Arm Holdings takeover: has Nvidia had its chips?
The takeover of Britain’s semiconductor group Arm Holdings by its US rival Nvidia could be running into the sand, says Matthew Partridge.
The $40bn acquisition of British semiconductor manufacturer Arm Holdings by America’s Nvidia has been left hanging in the balance, says Amy Thomson on Bloomberg. The culture secretary, Oliver Dowden, says the government may intervene to prevent the tie-up. Dowden has ordered the Competition and Markets Authority (CMA), which is already looking at the impact on competition, to investigate the national security aspects of the deal too.
He notes that the semiconductors are not only “fundamental” to a “wide range of technologies”, including those in defence and national security, but also “underpin the UK’s critical national infrastructure”. Nvidia’s ownership could bring Arm under the “control of powerful US national security laws” that could one day be “used against Britain’s interests”, says Hannah Boland in The Daily Telegraph.
The next US tech monopoly
National security concerns aren’t the only reason why some are opposing the deal, says Mark Sweney in The Guardian. Hermann Hauser, Arm’s original co-founder, has argued that it would be “an absolute disaster for Cambridge, the UK and Europe”, as Nvidia would inevitably decide to relocate Arm to the US, leading to lost jobs.
More importantly, being owned by Nvidia would also destroy Arm’s “even-handed” model of licensing its chip designs to a wide range of technology companies, including Apple, Samsung and Qualcomm, turning the combined company into “the next US tech monopoly alongside companies such as Google, Facebook and Amazon”.
Even if the British government eventually gives the deal its blessing, it still might not go ahead, says Gina Chon on Breakingviews. Thanks to complaints from Microsoft and Google, the US Federal Trade Commission (FTC) also has the deal under “extended review” on competition grounds. An “unprecedented” semiconductor shortage is already causing the FTC review to go on for much longer than originally anticipated and giving it “more reason to hit pause”. The “global regulatory pile-on” means that Nvidia and Arm “must prepare for regulators to chip away further”.

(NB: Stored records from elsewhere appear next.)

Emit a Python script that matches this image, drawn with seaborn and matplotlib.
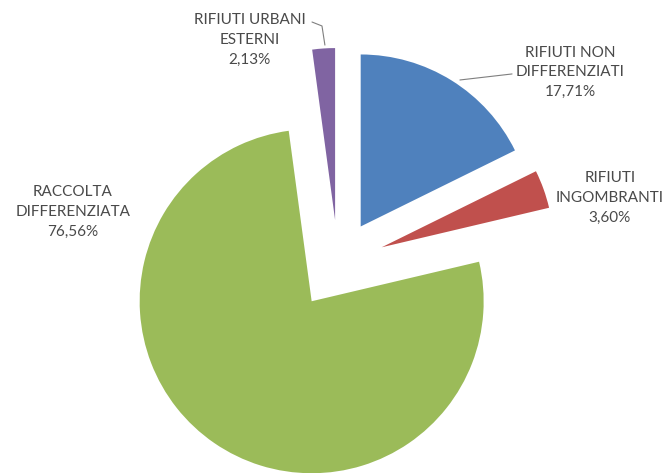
import matplotlib
matplotlib.use("Agg")
import matplotlib.pyplot as plt
import seaborn as sns

categories = ["RIFIUTI NON\nDIFFERENZIATI", "RIFIUTI\nINGOMBRANTI",
              "RACCOLTA\nDIFFERENZIATA", "RIFIUTI URBANI\nESTERNI"]
shares = [17.71, 3.60, 76.56, 2.13]
share_labels = ["17,71%", "3,60%", "76,56%", "2,13%"]
colors = ["#4F81BD", "#C0504D", "#9BBB59", "#8064A2"]

sns.set_theme(style="white")
plt.rcParams["font.family"] = ["Lato", "DejaVu Sans"]

fig = plt.figure(figsize=(6.72, 4.73), dpi=100)
ax = fig.add_axes([0, 0, 1, 1])

ax.pie(shares, colors=colors, startangle=90, counterclock=False,
       explode=[0.25, 0.27, 0.27, 0.25], radius=1.0,
       wedgeprops=dict(linewidth=0))

# label positions (data units, pie radius = 1)
label_pos = [(1.349, 1.110), (1.581, 0.378), (-1.541, 0.297), (-0.512, 1.297)]
for cat, lab, (x, y) in zip(categories, share_labels, label_pos):
    ax.text(x, y, f"{cat}\n{lab}", ha="center", va="center", fontsize=11,
            color="#4a4a4a", linespacing=1.5)

# leader lines
ax.plot([0.709, 1.012], [1.064, 1.099], color="#7f7f7f", lw=0.8)
ax.plot([-0.151, -0.093, -0.076], [1.401, 1.378, 1.267], color="#7f7f7f", lw=0.8)

ax.set_xlim(-1.965, 1.942)
ax.set_ylim(-1.221, 1.529)
ax.set_aspect("auto")
ax.axis("off")

fig.savefig("out.png", dpi=100, facecolor="white")
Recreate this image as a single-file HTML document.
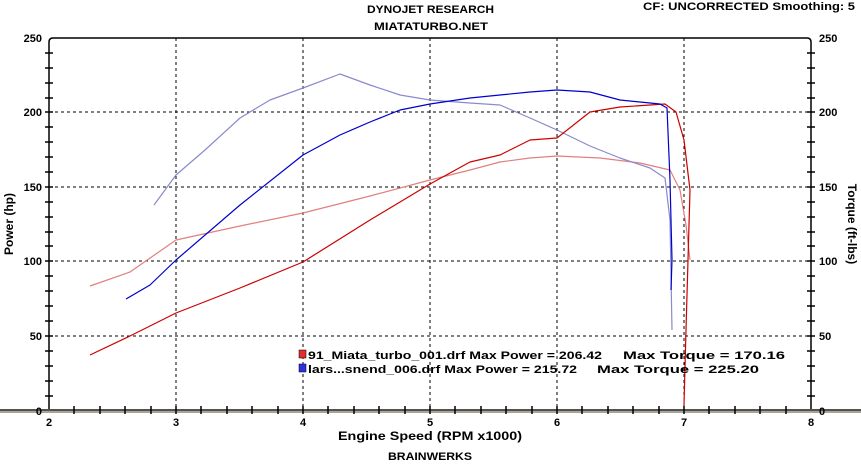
<!DOCTYPE html>
<html><head><style>
body{margin:0;background:#fff;width:861px;height:463px;overflow:hidden}
text{font-family:"Liberation Sans",sans-serif;font-weight:bold;font-size:11px;fill:#000}
</style></head><body>
<svg width="861" height="463" viewBox="0 0 861 463">
<text x="367" y="13" textLength="127" lengthAdjust="spacingAndGlyphs">DYNOJET RESEARCH</text>
<text x="374" y="30" textLength="114" lengthAdjust="spacingAndGlyphs">MIATATURBO.NET</text>
<text x="643" y="10" textLength="212" lengthAdjust="spacingAndGlyphs">CF: UNCORRECTED  Smoothing: 5</text>
<path d="M49,411 V42 Q49,38 53,38 H807 Q811,38 811,42 V411" fill="none" stroke="#000" stroke-width="1.5"/>
<rect x="0" y="409" width="861" height="4" fill="#a8a49a"/>
<line x1="0" y1="410" x2="861" y2="410" stroke="#000" stroke-width="1"/>
<g stroke="#000" stroke-dasharray="3,3" stroke-width="1">
<line x1="176" y1="38" x2="176" y2="410"/><line x1="303" y1="38" x2="303" y2="410"/>
<line x1="430" y1="38" x2="430" y2="410"/><line x1="557" y1="38" x2="557" y2="410"/>
<line x1="684" y1="38" x2="684" y2="410"/>
<line x1="49" y1="112" x2="811" y2="112"/><line x1="49" y1="187" x2="811" y2="187"/>
<line x1="49" y1="261" x2="811" y2="261"/><line x1="49" y1="336" x2="811" y2="336"/>
</g>
<g stroke="#000" stroke-width="1.5">
<path d="M45,53H53M45,68H53M45,83H53M45,98H53M45,127H53M45,142H53M45,157H53M45,172H53M45,202H53M45,217H53M45,232H53M45,246H53M45,276H53M45,291H53M45,306H53M45,321H53M45,351H53M45,366H53M45,381H53M45,396H53M45,112H53M45,187H53M45,261H53M45,336H53"/>
<path d="M807,53H815M807,68H815M807,83H815M807,98H815M807,127H815M807,142H815M807,157H815M807,172H815M807,202H815M807,217H815M807,232H815M807,246H815M807,276H815M807,291H815M807,306H815M807,321H815M807,351H815M807,366H815M807,381H815M807,396H815M807,112H815M807,187H815M807,261H815M807,336H815"/>
<path d="M74,406V414M100,406V414M125,406V414M151,406V414M201,406V414M227,406V414M252,406V414M278,406V414M328,406V414M354,406V414M379,406V414M405,406V414M455,406V414M481,406V414M506,406V414M532,406V414M582,406V414M608,406V414M633,406V414M659,406V414M709,406V414M735,406V414M760,406V414M786,406V414M176,406V414M303,406V414M430,406V414M557,406V414M684,406V414"/>
</g>
<g text-anchor="end">
<text x="42" y="42">250</text><text x="42" y="116">200</text><text x="42" y="191">150</text>
<text x="42" y="265">100</text><text x="42" y="340">50</text><text x="42" y="415">0</text>
</g>
<g>
<text x="819" y="42">250</text><text x="819" y="116">200</text><text x="819" y="191">150</text>
<text x="819" y="265">100</text><text x="819" y="340">50</text><text x="819" y="415">0</text>
</g>
<g text-anchor="middle">
<text x="49" y="426">2</text><text x="176" y="426">3</text><text x="303" y="426">4</text><text x="430" y="426">5</text>
<text x="557" y="426">6</text><text x="684" y="426">7</text><text x="811" y="426">8</text>
</g>
<text x="338" y="440" style="font-size:12px" textLength="184" lengthAdjust="spacingAndGlyphs">Engine Speed (RPM x1000)</text>
<text x="388" y="460" textLength="84" lengthAdjust="spacingAndGlyphs">BRAINWERKS</text>
<text transform="translate(13,224) rotate(-90)" text-anchor="middle" style="font-size:12px">Power (hp)</text>
<text transform="translate(848,224) rotate(90)" text-anchor="middle" style="font-size:12px">Torque (ft-lbs)</text>
<g fill="none" stroke-width="1.2" stroke-linejoin="round">
<path stroke="#e08080" d="M90,286 L130,272 L176,240 L240,226 L303,213 L370,196 L430,180 L470,170 L500,162 L530,158 L557,156 L600,158 L640,163 L670,170 L680,190 L686,225 L690,260"/>
<path stroke="#8a8acc" d="M154,205 L176,175 L205,150 L240,118 L270,100 L303,88 L340,74 L370,85 L400,95 L430,100 L470,103 L500,105 L530,118 L557,130 L590,146 L620,158 L650,168 L665,178 L670,220 L672,330"/>
<path stroke="#cc0000" d="M90,355 L130,336 L176,313 L240,288 L303,262 L370,220 L430,184 L470,162 L500,155 L530,140 L557,138 L590,112 L620,107 L665,104 L676,112 L684,140 L690,190 L688,260 L686,330 L684,405"/>
<path stroke="#0000cc" d="M126,299 L150,285 L176,260 L240,205 L303,155 L340,135 L370,122 L400,110 L430,104 L470,98 L500,95 L530,92 L557,90 L590,92 L620,100 L660,104 L667,108 L670,180 L672,260 L671,290"/>
</g>
<rect x="299" y="350" width="7" height="8" fill="#e03030" stroke="#000" stroke-width="0.5"/>
<rect x="299" y="364" width="7" height="8" fill="#3030e0" stroke="#000" stroke-width="0.5"/>
<text x="308" y="359" textLength="294" lengthAdjust="spacingAndGlyphs">91_Miata_turbo_001.drf Max Power = 206.42</text>
<text x="623" y="359" textLength="162" lengthAdjust="spacingAndGlyphs">Max Torque = 170.16</text>
<text x="308" y="373" textLength="269" lengthAdjust="spacingAndGlyphs">lars...snend_006.drf Max Power = 215.72</text>
<text x="597" y="373" textLength="162" lengthAdjust="spacingAndGlyphs">Max Torque = 225.20</text>
</svg>
</body></html>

Although Nvidia continues to maintain that it “can score the necessary government approvals to close the Arm deal”, its behaviour is making this harder, says Dan Gallagher in The Wall Street Journal. Last week Nvidia announced the launch of a new central processing unit, or CPU, called Grace. It is designed for use in data centres, which would effectively compete for the data-centre slots mostly occupied by chips from Intel and Advanced Micro Devices (AMD). While the move boosted Nvidia’s share price, the fact that both Grace and the current offerings from AMD and Intel use Arm technology makes it easy to see how merging Nvidia and Arm could reduce competition.